#### Dataset records ####

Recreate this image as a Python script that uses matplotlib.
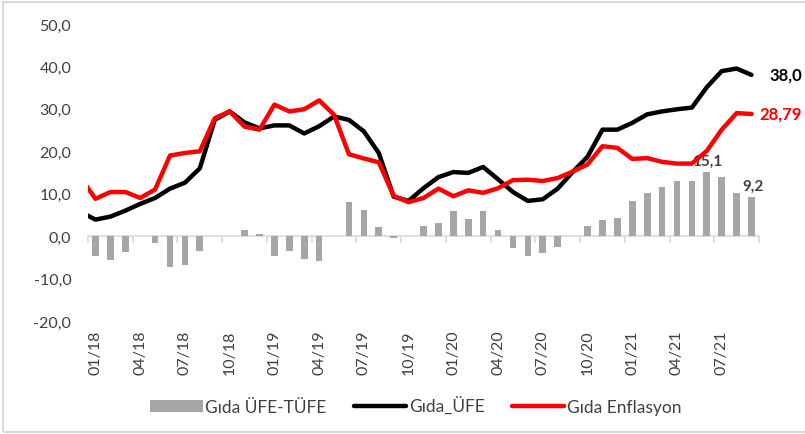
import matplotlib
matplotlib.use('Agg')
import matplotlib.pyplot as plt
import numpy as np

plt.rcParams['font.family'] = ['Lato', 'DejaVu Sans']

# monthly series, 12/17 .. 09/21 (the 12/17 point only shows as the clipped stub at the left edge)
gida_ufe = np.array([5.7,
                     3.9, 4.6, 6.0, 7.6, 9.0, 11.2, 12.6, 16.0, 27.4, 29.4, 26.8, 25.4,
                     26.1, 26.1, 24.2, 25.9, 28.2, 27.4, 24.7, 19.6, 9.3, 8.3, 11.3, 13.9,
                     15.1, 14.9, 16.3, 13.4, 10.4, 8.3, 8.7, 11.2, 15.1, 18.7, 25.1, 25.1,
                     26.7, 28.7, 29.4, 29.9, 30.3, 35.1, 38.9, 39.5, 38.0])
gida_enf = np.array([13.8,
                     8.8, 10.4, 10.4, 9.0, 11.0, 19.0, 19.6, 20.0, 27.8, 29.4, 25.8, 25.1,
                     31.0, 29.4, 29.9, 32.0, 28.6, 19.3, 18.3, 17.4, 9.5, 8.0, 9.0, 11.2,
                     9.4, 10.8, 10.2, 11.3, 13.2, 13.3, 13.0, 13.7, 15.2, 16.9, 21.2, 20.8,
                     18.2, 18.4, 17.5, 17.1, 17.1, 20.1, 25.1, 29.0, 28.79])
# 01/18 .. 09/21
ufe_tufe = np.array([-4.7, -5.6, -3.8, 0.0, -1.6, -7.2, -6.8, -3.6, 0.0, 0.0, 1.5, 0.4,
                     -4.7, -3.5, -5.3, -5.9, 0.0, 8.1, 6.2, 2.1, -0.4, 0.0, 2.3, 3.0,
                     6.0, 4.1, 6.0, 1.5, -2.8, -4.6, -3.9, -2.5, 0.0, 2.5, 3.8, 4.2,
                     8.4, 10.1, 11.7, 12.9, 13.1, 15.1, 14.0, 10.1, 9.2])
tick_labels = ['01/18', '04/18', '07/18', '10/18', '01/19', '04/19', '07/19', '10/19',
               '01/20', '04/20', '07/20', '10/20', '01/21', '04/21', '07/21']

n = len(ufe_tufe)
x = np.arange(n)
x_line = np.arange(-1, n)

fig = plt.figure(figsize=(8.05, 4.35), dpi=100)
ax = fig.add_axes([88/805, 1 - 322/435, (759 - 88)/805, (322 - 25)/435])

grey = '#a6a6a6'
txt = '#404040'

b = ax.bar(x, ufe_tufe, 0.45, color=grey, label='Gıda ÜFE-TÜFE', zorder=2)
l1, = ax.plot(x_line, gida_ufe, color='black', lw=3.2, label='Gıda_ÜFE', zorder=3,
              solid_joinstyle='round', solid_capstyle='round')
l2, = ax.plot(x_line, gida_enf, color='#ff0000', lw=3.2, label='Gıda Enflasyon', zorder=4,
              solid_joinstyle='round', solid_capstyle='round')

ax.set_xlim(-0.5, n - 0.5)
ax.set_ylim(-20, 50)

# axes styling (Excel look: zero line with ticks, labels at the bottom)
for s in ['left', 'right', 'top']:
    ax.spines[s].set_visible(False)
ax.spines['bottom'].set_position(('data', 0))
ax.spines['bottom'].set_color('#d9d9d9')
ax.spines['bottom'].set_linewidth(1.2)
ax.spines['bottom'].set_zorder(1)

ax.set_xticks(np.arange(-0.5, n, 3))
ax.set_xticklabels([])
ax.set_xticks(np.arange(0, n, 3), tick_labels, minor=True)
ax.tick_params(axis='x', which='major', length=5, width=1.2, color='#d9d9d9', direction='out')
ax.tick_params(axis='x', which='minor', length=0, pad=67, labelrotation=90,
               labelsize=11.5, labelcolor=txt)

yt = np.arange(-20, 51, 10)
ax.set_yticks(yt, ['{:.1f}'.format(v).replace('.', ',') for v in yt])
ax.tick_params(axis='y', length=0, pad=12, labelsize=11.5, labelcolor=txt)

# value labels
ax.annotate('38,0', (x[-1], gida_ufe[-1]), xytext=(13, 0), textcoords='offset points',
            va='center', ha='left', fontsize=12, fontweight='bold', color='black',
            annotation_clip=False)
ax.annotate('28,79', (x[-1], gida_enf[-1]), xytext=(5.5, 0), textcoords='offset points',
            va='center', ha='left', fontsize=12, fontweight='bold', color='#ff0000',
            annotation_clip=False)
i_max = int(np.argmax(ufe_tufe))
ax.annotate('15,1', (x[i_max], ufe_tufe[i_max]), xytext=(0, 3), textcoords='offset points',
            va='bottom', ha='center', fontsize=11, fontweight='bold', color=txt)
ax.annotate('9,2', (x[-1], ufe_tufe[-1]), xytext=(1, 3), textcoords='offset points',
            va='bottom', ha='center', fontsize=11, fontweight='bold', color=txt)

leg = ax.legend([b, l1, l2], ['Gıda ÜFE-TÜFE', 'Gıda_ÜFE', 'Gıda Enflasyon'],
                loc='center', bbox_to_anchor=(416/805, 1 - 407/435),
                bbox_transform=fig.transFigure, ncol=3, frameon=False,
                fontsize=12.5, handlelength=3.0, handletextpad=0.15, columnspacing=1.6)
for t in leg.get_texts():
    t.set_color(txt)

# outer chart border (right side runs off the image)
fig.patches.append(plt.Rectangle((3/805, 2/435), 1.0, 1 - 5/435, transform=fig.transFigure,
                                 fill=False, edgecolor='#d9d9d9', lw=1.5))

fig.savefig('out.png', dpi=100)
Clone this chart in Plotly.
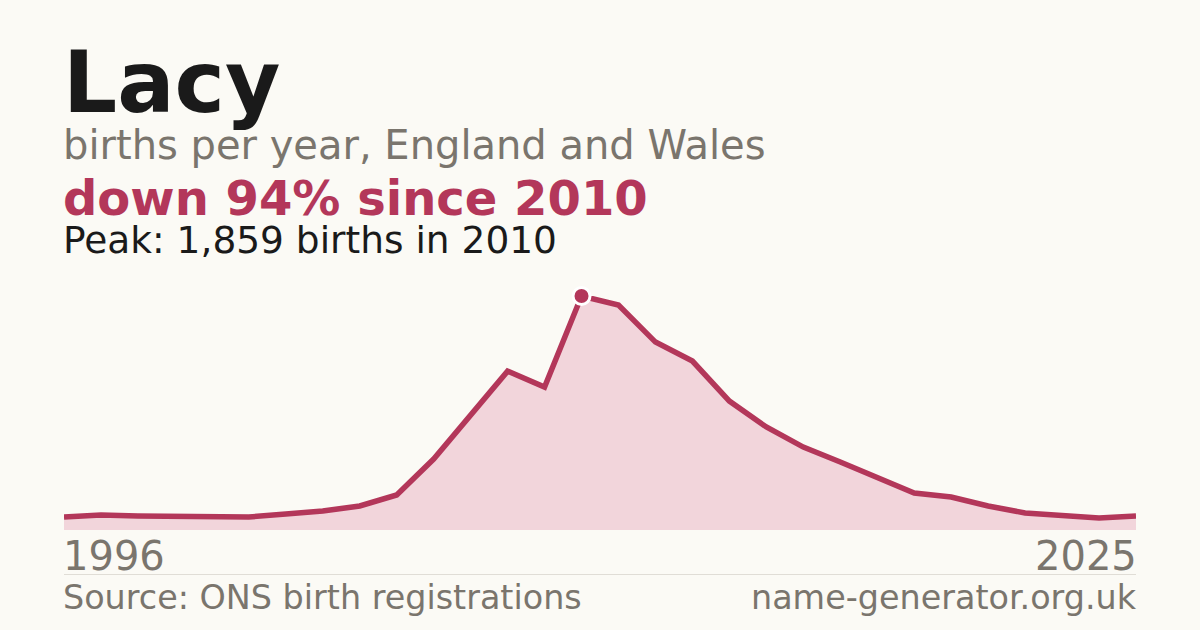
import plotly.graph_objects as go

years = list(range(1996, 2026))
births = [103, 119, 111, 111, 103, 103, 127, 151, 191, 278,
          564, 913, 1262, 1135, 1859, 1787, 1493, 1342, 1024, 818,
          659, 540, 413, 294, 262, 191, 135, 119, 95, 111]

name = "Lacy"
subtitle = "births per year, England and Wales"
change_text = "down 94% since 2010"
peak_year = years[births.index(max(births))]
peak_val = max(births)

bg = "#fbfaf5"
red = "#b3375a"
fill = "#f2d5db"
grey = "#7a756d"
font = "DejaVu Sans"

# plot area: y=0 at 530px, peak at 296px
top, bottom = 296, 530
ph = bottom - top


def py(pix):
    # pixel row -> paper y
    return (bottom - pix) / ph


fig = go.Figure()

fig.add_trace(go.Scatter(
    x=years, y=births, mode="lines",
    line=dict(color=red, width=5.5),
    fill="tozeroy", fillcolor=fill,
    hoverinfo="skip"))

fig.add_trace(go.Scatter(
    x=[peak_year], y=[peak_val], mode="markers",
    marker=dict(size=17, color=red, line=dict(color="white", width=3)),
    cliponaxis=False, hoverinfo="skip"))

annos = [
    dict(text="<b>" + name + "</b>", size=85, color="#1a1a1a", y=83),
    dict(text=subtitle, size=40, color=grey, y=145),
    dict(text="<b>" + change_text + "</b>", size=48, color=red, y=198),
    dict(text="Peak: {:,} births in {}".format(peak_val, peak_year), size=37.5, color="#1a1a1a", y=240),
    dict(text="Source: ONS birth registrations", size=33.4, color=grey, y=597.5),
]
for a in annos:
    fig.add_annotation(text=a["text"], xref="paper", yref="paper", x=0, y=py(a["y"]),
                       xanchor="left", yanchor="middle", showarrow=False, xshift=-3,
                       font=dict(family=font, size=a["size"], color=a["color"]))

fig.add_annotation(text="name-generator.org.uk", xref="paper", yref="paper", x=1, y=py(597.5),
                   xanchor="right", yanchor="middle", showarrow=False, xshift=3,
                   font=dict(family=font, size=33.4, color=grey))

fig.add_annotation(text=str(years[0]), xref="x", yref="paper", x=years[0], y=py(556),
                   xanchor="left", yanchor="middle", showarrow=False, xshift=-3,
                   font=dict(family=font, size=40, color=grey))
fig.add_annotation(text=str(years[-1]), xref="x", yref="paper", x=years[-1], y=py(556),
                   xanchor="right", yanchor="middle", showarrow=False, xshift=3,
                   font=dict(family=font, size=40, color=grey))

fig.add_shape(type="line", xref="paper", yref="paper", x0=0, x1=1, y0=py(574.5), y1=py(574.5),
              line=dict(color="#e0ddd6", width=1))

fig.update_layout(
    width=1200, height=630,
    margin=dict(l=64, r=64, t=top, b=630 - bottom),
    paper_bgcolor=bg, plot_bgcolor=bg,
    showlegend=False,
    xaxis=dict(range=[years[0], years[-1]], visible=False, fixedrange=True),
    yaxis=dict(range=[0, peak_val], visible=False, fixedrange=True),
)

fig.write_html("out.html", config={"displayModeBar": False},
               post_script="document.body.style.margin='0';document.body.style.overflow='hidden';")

####

• Task directions: Make an exact copy of the lines from the one that contains "Clone this chart in Plotly." through the one that contains "font=dict(family=font, size=33.4, color=grey))", both included, and no other lines. Pictures are skipped.

• Response to the task:
Clone this chart in Plotly.
import plotly.graph_objects as go

years = list(range(1996, 2026))
births = [103, 119, 111, 111, 103, 103, 127, 151, 191, 278,
          564, 913, 1262, 1135, 1859, 1787, 1493, 1342, 1024, 818,
          659, 540, 413, 294, 262, 191, 135, 119, 95, 111]

name = "Lacy"
subtitle = "births per year, England and Wales"
change_text = "down 94% since 2010"
peak_year = years[births.index(max(births))]
peak_val = max(births)

bg = "#fbfaf5"
red = "#b3375a"
fill = "#f2d5db"
grey = "#7a756d"
font = "DejaVu Sans"

# plot area: y=0 at 530px, peak at 296px
top, bottom = 296, 530
ph = bottom - top


def py(pix):
    # pixel row -> paper y
    return (bottom - pix) / ph


fig = go.Figure()

fig.add_trace(go.Scatter(
    x=years, y=births, mode="lines",
    line=dict(color=red, width=5.5),
    fill="tozeroy", fillcolor=fill,
    hoverinfo="skip"))

fig.add_trace(go.Scatter(
    x=[peak_year], y=[peak_val], mode="markers",
    marker=dict(size=17, color=red, line=dict(color="white", width=3)),
    cliponaxis=False, hoverinfo="skip"))

annos = [
    dict(text="<b>" + name + "</b>", size=85, color="#1a1a1a", y=83),
    dict(text=subtitle, size=40, color=grey, y=145),
    dict(text="<b>" + change_text + "</b>", size=48, color=red, y=198),
    dict(text="Peak: {:,} births in {}".format(peak_val, peak_year), size=37.5, color="#1a1a1a", y=240),
    dict(text="Source: ONS birth registrations", size=33.4, color=grey, y=597.5),
]
for a in annos:
    fig.add_annotation(text=a["text"], xref="paper", yref="paper", x=0, y=py(a["y"]),
                       xanchor="left", yanchor="middle", showarrow=False, xshift=-3,
                       font=dict(family=font, size=a["size"], color=a["color"]))

fig.add_annotation(text="name-generator.org.uk", xref="paper", yref="paper", x=1, y=py(597.5),
                   xanchor="right", yanchor="middle", showarrow=False, xshift=3,
                   font=dict(family=font, size=33.4, color=grey))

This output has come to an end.